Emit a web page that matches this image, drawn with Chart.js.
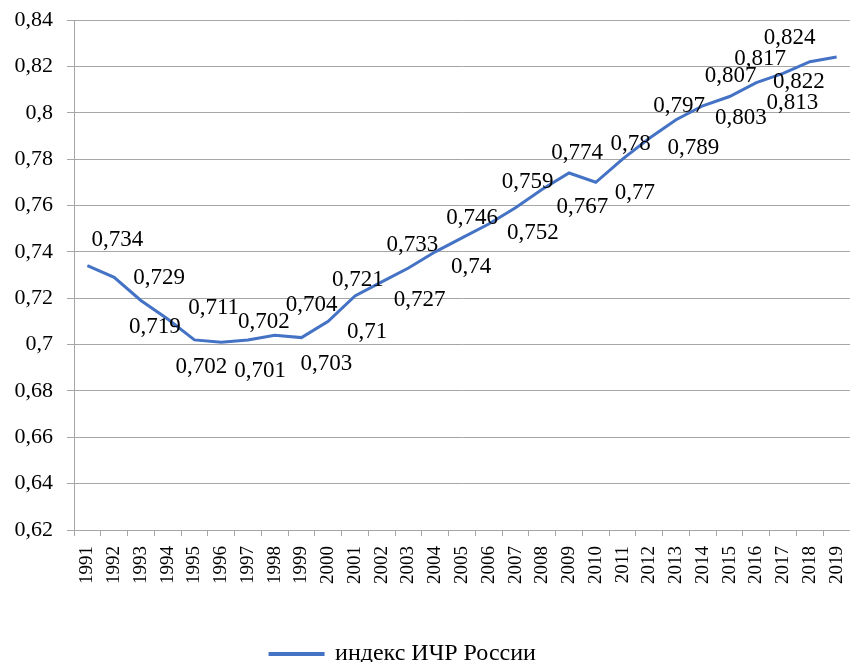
<!DOCTYPE html>
<html>
<head>
<meta charset="utf-8">
<script src="https://cdn.jsdelivr.net/npm/chart.js@4/dist/chart.umd.min.js"></script>
<style>
  html, body { margin: 0; padding: 0; background: #fff; }
  #wrap { width: 850px; height: 662px; }
</style>
</head>
<body>
<div id="wrap"><canvas id="hdiChart"></canvas></div>
<script>
const years = [
  "1991", "1992", "1993", "1994", "1995", "1996", "1997", "1998", "1999", "2000",
  "2001", "2002", "2003", "2004", "2005", "2006", "2007", "2008", "2009", "2010",
  "2011", "2012", "2013", "2014", "2015", "2016", "2017", "2018", "2019",
];
const hdiValues = [
  0.734, 0.729, 0.719, 0.711, 0.702, 0.701, 0.702, 0.704, 0.703, 0.71,
  0.721, 0.727, 0.733, 0.74, 0.746, 0.752, 0.759, 0.767, 0.774, 0.77,
  0.78, 0.789, 0.797, 0.803, 0.807, 0.813, 0.817, 0.822, 0.824,
];
const seriesName = "индекс ИЧР России";
const yMin = 0.62;
const yMax = 0.84;
const yStep = 0.02;

// where each value label sits relative to its point (dx, dy in px)
const labelOffsets = [
  [30, -26], [45, 1], [14, 26], [46, -11], [7, 27], [39, 29], [16, -18], [37, -30], [25, 26], [39, 11],
  [3, -16], [38, 18], [4, -23], [36, 15], [10, -20], [44, 9], [12, -26], [40, 18], [8, -20], [39, 11],
  [8, -15], [44, 10], [3, -14], [38, 12], [1, -21], [36, 20], [-23, -14], [-11, 20], [-47, -19],
];

const serif = "'Liberation Serif', 'Times New Roman', serif";
const gridGray = "#a6a6a6";

const valueLabels = {
  id: "valueLabels",
  afterDatasetsDraw(chart) {
    const ctx = chart.ctx;
    const meta = chart.getDatasetMeta(0);
    ctx.save();
    ctx.font = "23px " + serif;
    ctx.fillStyle = "#000";
    ctx.textAlign = "center";
    ctx.textBaseline = "middle";
    meta.data.forEach((pt, i) => {
      const off = labelOffsets[i] || [0, -20];
      const txt = String(hdiValues[i]).replace(".", ",");
      ctx.fillText(txt, pt.x + off[0], pt.y + off[1]);
    });
    ctx.restore();
  },
};

// legend in the original sits a bit left of centre and right at the bottom
const legendShift = {
  id: "legendShift",
  afterLayout(chart) {
    const lg = chart.legend;
    if (lg) {
      lg.left -= 22;
      lg.right -= 22;
      lg.top += 14;
      lg.bottom += 14;
    }
  },
};

function fmtComma(v) {
  return String(Math.round(v * 100) / 100).replace(".", ",");
}

new Chart(document.getElementById("hdiChart"), {
  type: "line",
  data: {
    labels: years,
    datasets: [
      {
        label: seriesName,
        data: hdiValues,
        borderColor: "#4472C4",
        backgroundColor: "#4472C4",
        borderWidth: 3,
        pointRadius: 0,
        tension: 0,
      },
    ],
  },
  options: {
    responsive: true,
    maintainAspectRatio: false,
    animation: false,
    layout: { padding: { top: 20, right: 0, left: 0, bottom: 0 } },
    scales: {
      x: {
        offset: true,
        grid: {
          offset: true,
          drawOnChartArea: false,
          color: gridGray,
          tickLength: 6,
        },
        border: { color: gridGray },
        ticks: {
          autoSkip: false,
          maxRotation: 90,
          minRotation: 90,
          padding: 10,
          color: "#000",
          font: { family: serif, size: 19 },
        },
        afterFit(scale) {
          scale.height = 96;
          scale.paddingLeft = 0;
          scale.paddingRight = 0;
        },
      },
      y: {
        min: yMin,
        max: yMax,
        grid: { color: gridGray, tickLength: 7 },
        border: { color: gridGray },
        ticks: {
          stepSize: yStep,
          padding: 14,
          color: "#000",
          font: { family: serif, size: 22 },
          callback: (v) => fmtComma(v),
        },
        afterFit(scale) {
          scale.width = 74;
          scale.paddingTop = 0;
          scale.paddingBottom = 0;
        },
      },
    },
    plugins: {
      legend: {
        position: "bottom",
        labels: {
          boxWidth: 53,
          boxHeight: 1,
          color: "#000",
          font: { family: serif, size: 24 },
          padding: 2,
        },
      },
      tooltip: { enabled: false },
    },
  },
  plugins: [valueLabels, legendShift],
});
</script>
</body>
</html>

● ● ●

### What the exercise asks
Write the lines above out again exactly, without any of their pictures.

### Answer to this problem
Emit a web page that matches this image, drawn with Chart.js.
<!DOCTYPE html>
<html>
<head>
<meta charset="utf-8">
<script src="https://cdn.jsdelivr.net/npm/chart.js@4/dist/chart.umd.min.js"></script>
<style>
  html, body { margin: 0; padding: 0; background: #fff; }
  #wrap { width: 850px; height: 662px; }
</style>
</head>
<body>
<div id="wrap"><canvas id="hdiChart"></canvas></div>
<script>
const years = [
  "1991", "1992", "1993", "1994", "1995", "1996", "1997", "1998", "1999", "2000",
  "2001", "2002", "2003", "2004", "2005", "2006", "2007", "2008", "2009", "2010",
  "2011", "2012", "2013", "2014", "2015", "2016", "2017", "2018", "2019",
];
const hdiValues = [
  0.734, 0.729, 0.719, 0.711, 0.702, 0.701, 0.702, 0.704, 0.703, 0.71,
  0.721, 0.727, 0.733, 0.74, 0.746, 0.752, 0.759, 0.767, 0.774, 0.77,
  0.78, 0.789, 0.797, 0.803, 0.807, 0.813, 0.817, 0.822, 0.824,
];
const seriesName = "индекс ИЧР России";
const yMin = 0.62;
const yMax = 0.84;
const yStep = 0.02;

// where each value label sits relative to its point (dx, dy in px)
const labelOffsets = [
  [30, -26], [45, 1], [14, 26], [46, -11], [7, 27], [39, 29], [16, -18], [37, -30], [25, 26], [39, 11],
  [3, -16], [38, 18], [4, -23], [36, 15], [10, -20], [44, 9], [12, -26], [40, 18], [8, -20], [39, 11],
  [8, -15], [44, 10], [3, -14], [38, 12], [1, -21], [36, 20], [-23, -14], [-11, 20], [-47, -19],
];

const serif = "'Liberation Serif', 'Times New Roman', serif";
const gridGray = "#a6a6a6";

const valueLabels = {
  id: "valueLabels",
  afterDatasetsDraw(chart) {
    const ctx = chart.ctx;
    const meta = chart.getDatasetMeta(0);
    ctx.save();
    ctx.font = "23px " + serif;
    ctx.fillStyle = "#000";
    ctx.textAlign = "center";
    ctx.textBaseline = "middle";
    meta.data.forEach((pt, i) => {
      const off = labelOffsets[i] || [0, -20];
      const txt = String(hdiValues[i]).replace(".", ",");
      ctx.fillText(txt, pt.x + off[0], pt.y + off[1]);
    });
    ctx.restore();
  },
};

// legend in the original sits a bit left of centre and right at the bottom
const legendShift = {
  id: "legendShift",
  afterLayout(chart) {
    const lg = chart.legend;
    if (lg) {
      lg.left -= 22;
      lg.right -= 22;
      lg.top += 14;
      lg.bottom += 14;
    }
  },
};

function fmtComma(v) {
  return String(Math.round(v * 100) / 100).replace(".", ",");
}

new Chart(document.getElementById("hdiChart"), {
  type: "line",
  data: {
    labels: years,
    datasets: [
      {
        label: seriesName,
        data: hdiValues,
        borderColor: "#4472C4",
        backgroundColor: "#4472C4",
        borderWidth: 3,
        pointRadius: 0,
        tension: 0,
      },
    ],
  },
  options: {
    responsive: true,
    maintainAspectRatio: false,
    animation: false,
    layout: { padding: { top: 20, right: 0, left: 0, bottom: 0 } },
    scales: {
      x: {
        offset: true,
        grid: {
          offset: true,
          drawOnChartArea: false,
          color: gridGray,
          tickLength: 6,
        },
        border: { color: gridGray },
        ticks: {
          autoSkip: false,
          maxRotation: 90,
          minRotation: 90,
          padding: 10,
          color: "#000",
          font: { family: serif, size: 19 },
        },
        afterFit(scale) {
          scale.height = 96;
          scale.paddingLeft = 0;
          scale.paddingRight = 0;
        },
      },
      y: {
        min: yMin,
        max: yMax,
        grid: { color: gridGray, tickLength: 7 },
        border: { color: gridGray },
        ticks: {
          stepSize: yStep,
          padding: 14,
          color: "#000",
          font: { family: serif, size: 22 },
          callback: (v) => fmtComma(v),
        },
        afterFit(scale) {
          scale.width = 74;
          scale.paddingTop = 0;
          scale.paddingBottom = 0;
        },
      },
    },
    plugins: {
      legend: {
        position: "bottom",
        labels: {
          boxWidth: 53,
          boxHeight: 1,
          color: "#000",
          font: { family: serif, size: 24 },
          padding: 2,
        },
      },
      tooltip: { enabled: false },
    },
  },
  plugins: [valueLabels, legendShift],
});
</script>
</body>
</html>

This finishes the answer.